The Euro jumped by 0.09% at $1.019 after hitting as high as 1.0279, its strongest in almost two weeks. Michael Brown, the head of market intelligence at Caxton in London, noted that the common currency’s rally in reaction to the larger-than-expected hike would likely be short-lived, considering mounting recession risks for the economic bloc.

The Euro had declined to parity with the greenback last week for the first time since 2002. But it has managed to recover some ground since then. Its surge was partly due to expectations of a hawkish ECB and the news that the Nord Stream 1 gas pipeline would reopen on time after ten days of maintenance. According to the link’s operator, flows restarted on Thursday. Germany’s network regulator also indicated they were already back at the pre-maintenance level of 40% capacity.

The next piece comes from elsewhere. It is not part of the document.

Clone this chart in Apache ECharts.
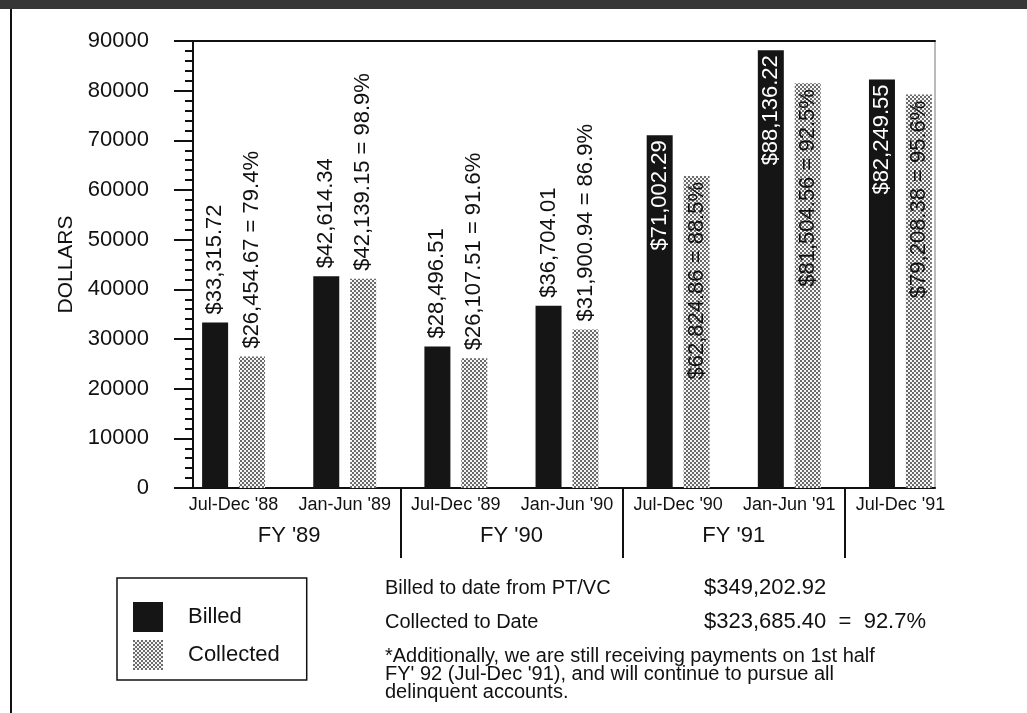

Meanwhile, traders have been watching developments in Italy. On Thursday, Prime Minister Mario Draghi resigned as his national unity government fell apart. His decision set the country on course for an early election.

On Thursday, the U.S. dollar remained flat against the Japanese yen at 138.21 yen. The Bank of Japan stuck to its ultra-easy policy settings as analysts expected. It continues to buck the global monetary tightening trend even as it increases its inflation forecast.

At the same time, the British pound tumbled down 0.33% against the greenback at $1.193. Investors are observing the race to replace Boris Johnson as British Prime Minister. It seems that former finance minister Rishi Sunak and foreign secretary Liz Truss are both making it through to the last round of the contest to become Conservative Party leader.

 

How are the EM currencies faring? 

South Africa’s rand surged forward against the U.S. dollar after a larger-than-expected rate increase by the central bank. However, central and eastern European currencies were under pressure as a stronger euro weighed on them. 

The South African Reserve Bank hiked its main lending rate by 75 basis points (bps) to 5.50%, compared to analysts’ predictions of a 50-bps increase. That’s the bank’s fifth consecutive increase as it tries to contain the soaring inflation. On Thursday, the languishing rand soared by 0.7%, recovering losses of 0.5% from earlier in the day.

Miyelani Maluleke, the Absa Corporate and Investment Banking macroeconomist, noted that traders would likely see the terminal repo rate level get to 6.5%. Thus, there will be quite a bit more tightening in the cycle to come, especially considering that inflation expectations have started drifting higher. That’s what the SARB is concerned about. The yield on the government’s benchmark 2030 bond skyrocketed as much as 1.1 bps following the decision.

Meanwhile, the Turkish lira continued to trade near December lows, last exchanging hands at 17.69 to the dollar. Jason Tuvey, the senior emerging markets economist at Capital Economics, stated that traders’ main hope for a policymaking shift lies in elections due mid-2023. Thus far, Turkey’s external position has been dire, though. A wide current account deficit, along with large short-term external debts and perilously low foreign exchange reserves, leaves its currency vulnerable.

Hungary’s forint and the Czech crown declined up to 0.2%. The Russian rouble also plunged sharply against the dollar. It dropped below 58 ahead of an expected rate cut by its central bank on Thursday.